Robeson doesn't believe the full cost of restoration will be raised during his lifetime, but he's committed to working for it as long as he can.

Some observers believe it was a mistake for the school district to seek landmark status. With the King County Landmarks and Heritage Commission looking over the district's shoulder, renovation becomes more complicated as well as more costly.

"You can't maintain an old atmosphere and still maintain the safety, health and the welfare of the kids. I think the district realizes that, whether they'll admit it or not," says Jerry Ruston, who recently retired as assistant to the camp's facilities manager.

He calls the camp's much-touted historic value "a bunch of hogwash," arguing that the Catholic Youth Organization's Camp Don Bosco near Carnation is a better example of a complete CCC camp. However, Julie Koler, King County's historic preservation officer, reports that Bosco has been so altered it doesn't qualify for landmark status.

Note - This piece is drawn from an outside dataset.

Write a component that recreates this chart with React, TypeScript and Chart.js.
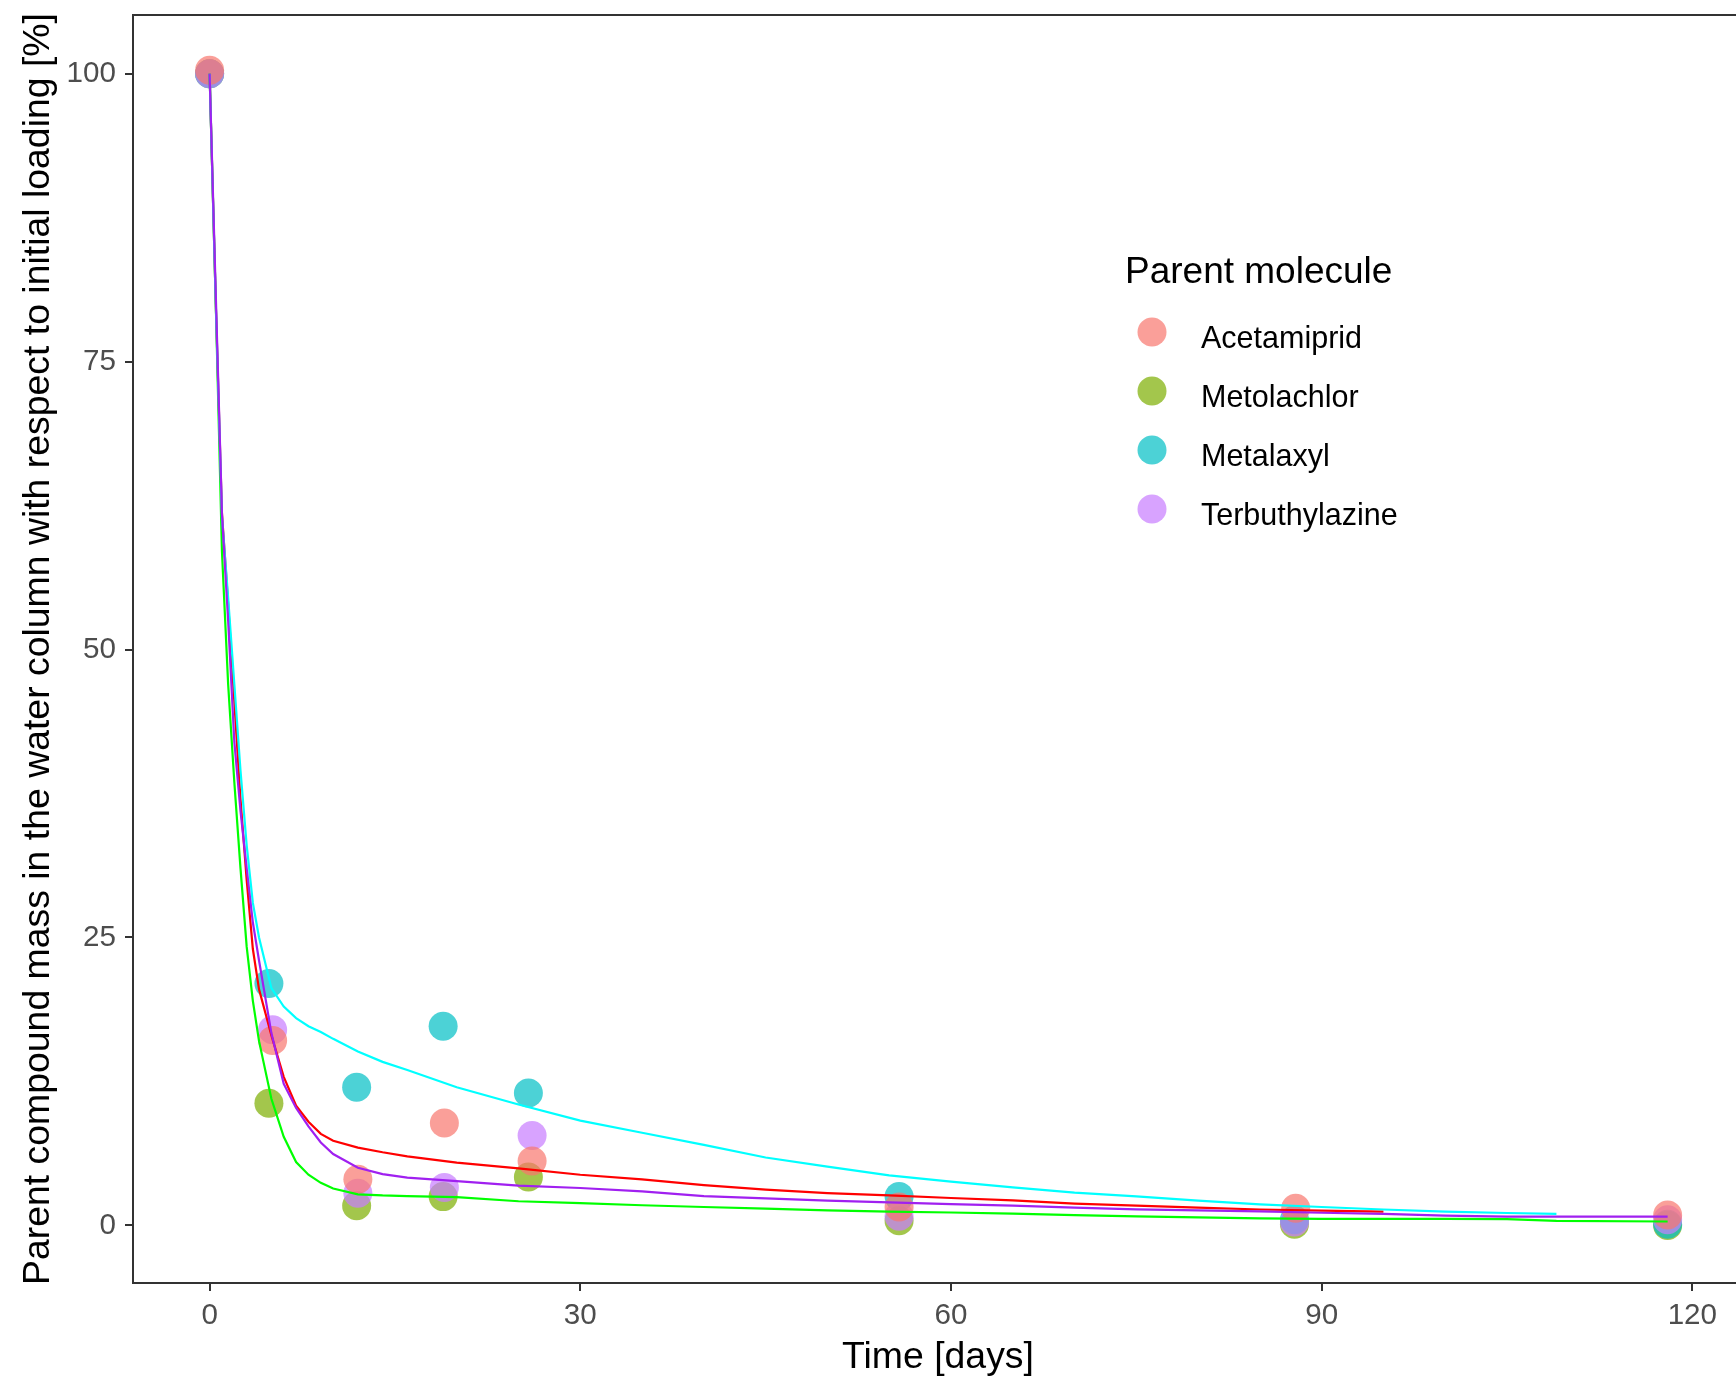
import React, { useEffect, useRef } from "react";
import { Chart, registerables } from "chart.js";

Chart.register(...registerables);

const FONT = "'Liberation Sans', Arial, Helvetica, sans-serif";

// Series names (legend order)
const SERIES = ["Acetamiprid", "Metolachlor", "Metalaxyl", "Terbuthylazine"];
const POINT_COLORS = [
  "rgba(248,118,109,0.7)",
  "rgba(124,174,0,0.7)",
  "rgba(0,191,196,0.7)",
  "rgba(199,124,255,0.7)",
];
const LINE_COLORS = ["#FF0000", "#00FF00", "#00FFFF", "#A020F0"];

// Observed data (time in days, % of initial loading)
const ACETAMIPRID_T = [0, 5.1, 12, 19, 26.1, 55.8, 87.9, 118];
const ACETAMIPRID_V = [100.3, 16.05, 4.0, 8.9, 5.6, 1.6, 1.5, 0.9];
const METOLACHLOR_T = [0, 4.8, 11.9, 18.9, 25.8, 55.8, 87.8, 118];
const METOLACHLOR_V = [100, 10.6, 1.7, 2.5, 4.2, 0.4, 0.1, 0.0];
const METALAXYL_T = [0, 4.8, 11.9, 18.9, 25.8, 55.8, 87.8, 118];
const METALAXYL_V = [100, 21.0, 12.0, 17.3, 11.5, 2.5, 0.5, 0.1];
const TERBUTHYLAZINE_T = [0, 5.1, 12, 19, 26.1, 55.8, 87.8, 118];
const TERBUTHYLAZINE_V = [100, 17.0, 2.8, 3.3, 7.8, 0.8, 0.3, 0.5];

// Fitted curves, null = not drawn
const CURVE_T = [
  0, 0.5, 1, 1.5, 2, 2.5, 3, 3.5, 4, 5, 6, 7, 8, 9, 10, 12, 14, 16, 20, 25, 30,
  35, 40, 45, 50, 55, 60, 65, 70, 75, 80, 85, 90, 95, 100, 105, 109, 118,
];
const ACETAMIPRID_FIT = [
  100, 80, 61.8, 54, 45.5, 37, 30, 24, 20.5, 16.5, 12.9, 10.4, 9.0, 7.95, 7.35,
  6.75, 6.35, 6.0, 5.45, 4.95, 4.4, 4.0, 3.5, 3.1, 2.8, 2.6, 2.38, 2.17, 1.9,
  1.72, 1.55, 1.38, 1.28, 1.2, null, null, null, null,
];
const METOLACHLOR_FIT = [
  100, 80, 58.5, 47, 38.5, 31, 24.2, 19.5, 16, 11.0, 7.7, 5.5, 4.4, 3.7, 3.2,
  2.7, 2.6, 2.55, 2.45, 2.1, 1.93, 1.75, 1.6, 1.45, 1.3, 1.2, 1.12, 1.02, 0.9,
  0.78, 0.7, 0.62, 0.57, 0.57, 0.57, 0.55, 0.4, 0.34,
];
const METALAXYL_FIT = [
  100, 80, 61.5, 54.5, 47, 39.5, 33, 28, 25, 20.6, 19.0, 18.0, 17.3, 16.8, 16.2,
  15.1, 14.2, 13.5, 12.0, 10.5, 9.1, 8.05, 7.0, 5.9, 5.1, 4.35, 3.8, 3.3, 2.85,
  2.52, 2.15, 1.82, 1.6, 1.38, 1.2, 1.08, 1.0, null,
];
const TERBUTHYLAZINE_FIT = [
  100, 80.8, 61.8, 52.5, 42, 36, 31, 26.3, 23, 16.7, 12.3, 10.2, 8.6, 7.2, 6.2,
  5.0, 4.45, 4.15, 3.85, 3.45, 3.25, 2.95, 2.55, 2.35, 2.15, 2.0, 1.85, 1.72,
  1.55, 1.4, 1.3, 1.22, 1.1, 1.0, 0.85, 0.77, 0.77, 0.77,
];

const X_TICKS = [0, 30, 60, 90, 120];
const Y_TICKS = [0, 25, 50, 75, 100];

const X_TITLE = "Time [days]";
const Y_TITLE =
  "Parent compound mass in the water column with respect to initial loading [%]";
const LEGEND_TITLE = "Parent molecule";

const pts = (t: number[], v: (number | null)[]) =>
  t
    .map((x, i) => ({ x, y: v[i] }))
    .filter((p) => p.y !== null && p.y !== undefined) as { x: number; y: number }[];

const boxPlugin = {
  id: "panelBox",
  afterDraw(chart: any) {
    const { ctx, chartArea } = chart;
    ctx.save();
    ctx.strokeStyle = "#333333";
    ctx.lineWidth = 2;
    ctx.strokeRect(
      chartArea.left,
      chartArea.top,
      chartArea.right - chartArea.left,
      chartArea.bottom - chartArea.top
    );
    ctx.restore();
  },
};

const legendPlugin = {
  id: "insideLegend",
  afterDraw(chart: any) {
    const { ctx } = chart;
    ctx.save();
    ctx.fillStyle = "#000000";
    ctx.textAlign = "left";
    ctx.textBaseline = "alphabetic";
    ctx.font = `37px ${FONT}`;
    ctx.fillText(LEGEND_TITLE, 1125, 283);
    const keyX = 1152;
    const labelX = 1201;
    const y0 = 332;
    const dy = 59;
    ctx.font = `30.5px ${FONT}`;
    SERIES.forEach((name, i) => {
      const cy = y0 + i * dy;
      ctx.beginPath();
      ctx.arc(keyX, cy, 14.5, 0, Math.PI * 2);
      ctx.fillStyle = POINT_COLORS[i];
      ctx.fill();
      ctx.fillStyle = "#000000";
      ctx.fillText(name, labelX, cy + 16);
    });
    ctx.restore();
  },
};

export default function App() {
  const ref = useRef<HTMLCanvasElement | null>(null);

  useEffect(() => {
    document.body.style.margin = "0";
    if (!ref.current) return;
    const fits = [ACETAMIPRID_FIT, METOLACHLOR_FIT, METALAXYL_FIT, TERBUTHYLAZINE_FIT];
    const obsT = [ACETAMIPRID_T, METOLACHLOR_T, METALAXYL_T, TERBUTHYLAZINE_T];
    const obsV = [ACETAMIPRID_V, METOLACHLOR_V, METALAXYL_V, TERBUTHYLAZINE_V];
    // draw order (lower = on top)
    const lineOrder = [2, 3, 1, 0];
    const pointOrder = [4, 7, 6, 5];

    const datasets: any[] = [];
    SERIES.forEach((name, i) => {
      datasets.push({
        type: "scatter",
        label: name + " fit",
        data: pts(CURVE_T, fits[i]),
        showLine: true,
        borderColor: LINE_COLORS[i],
        backgroundColor: LINE_COLORS[i],
        borderWidth: 2.2,
        pointRadius: 0,
        tension: 0,
        order: lineOrder[i],
      });
    });
    SERIES.forEach((name, i) => {
      datasets.push({
        type: "scatter",
        label: name,
        data: pts(obsT[i], obsV[i]),
        showLine: false,
        backgroundColor: POINT_COLORS[i],
        borderColor: "rgba(0,0,0,0)",
        borderWidth: 0,
        pointRadius: 14.5,
        order: pointOrder[i],
      });
    });

    const tickFont = { family: FONT, size: 29.6 };
    const titleFont = { family: FONT, size: 37.4 };

    const chart = new Chart(ref.current, {
      type: "scatter",
      data: { datasets },
      plugins: [boxPlugin, legendPlugin],
      options: {
        responsive: false,
        animation: false,
        devicePixelRatio: 1,
        layout: { padding: { top: 15, right: 17, left: 0, bottom: 0 } },
        plugins: {
          legend: { display: false },
          tooltip: { enabled: false },
        },
        scales: {
          x: {
            type: "linear",
            min: -6.2,
            max: 124.1,
            afterFit: (s: any) => {
              s.height = 101;
              s.paddingLeft = 0;
              s.paddingRight = 0;
            },
            afterBuildTicks: (s: any) => {
              s.ticks = X_TICKS.map((v) => ({ value: v }));
            },
            grid: {
              display: true,
              drawOnChartArea: false,
              drawTicks: true,
              tickLength: 8,
              tickColor: "#333333",
              tickWidth: 2,
              lineWidth: 2,
            },
            border: { display: false },
            ticks: {
              font: tickFont,
              color: "#4D4D4D",
              padding: 7,
              maxRotation: 0,
              autoSkip: false,
            },
            title: {
              display: true,
              text: X_TITLE,
              font: titleFont,
              color: "#000000",
              padding: { top: 0, bottom: 4 },
            },
          },
          y: {
            type: "linear",
            min: -5,
            max: 105.1,
            afterFit: (s: any) => {
              s.width = 133;
              s.paddingTop = 0;
              s.paddingBottom = 0;
            },
            afterBuildTicks: (s: any) => {
              s.ticks = Y_TICKS.map((v) => ({ value: v }));
            },
            grid: {
              display: true,
              drawOnChartArea: false,
              drawTicks: true,
              tickLength: 8,
              tickColor: "#333333",
              tickWidth: 2,
              lineWidth: 2,
            },
            border: { display: false },
            ticks: {
              font: tickFont,
              color: "#4D4D4D",
              padding: 9,
              autoSkip: false,
            },
            title: {
              display: true,
              text: Y_TITLE,
              font: titleFont,
              color: "#000000",
              padding: { top: 16, bottom: 0 },
            },
          },
        },
      } as any,
    });
    return () => chart.destroy();
  }, []);

  return (
    <div
      style={{
        position: "fixed",
        left: 0,
        top: 0,
        width: 1736,
        height: 1384,
        overflow: "hidden",
        background: "#ffffff",
      }}
    >
      <canvas
        ref={ref}
        width={1760}
        height={1384}
        style={{ display: "block", width: 1760, height: 1384 }}
      />
    </div>
  );
}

The Association of CCC Alumni hasn't found any camp in the United States as complete and authentic as Waskowitz.

Boosters of historic renovation view a preserved camp as a tribute to the CCC's founder, Roosevelt.

"Probably one of the better things he was known for were his CCCers," says Kathy Hand, a former Highline School Board member and co-president of Friends of Camp Waskowitz. "What better way to honor him than in the restoration of a CCC camp. And I'm not a Democrat."

Memories of the Civilian Conservation Corps are growing dim as the ranks of veterans thin. Most have died; the average age of the remaining alumni is 76.

Alumni members believe more than history is at stake. They're trying to persuade another president in hard times - Bill Clinton - to resurrect the program.

"We need it back, that's for sure," says Clifford Ditlefsen, who lived at Camp North Bend in 1939 and 1940. He thinks it's a great opportunity to teach young men and women from the inner city to learn about discipline and hard work.

Robeson shares Ditlefsen's dream. Working in a camp setting, he believes, would "let them understand that they're worth something and that their work is meaningful."

Just as the original CCCers learned in their day.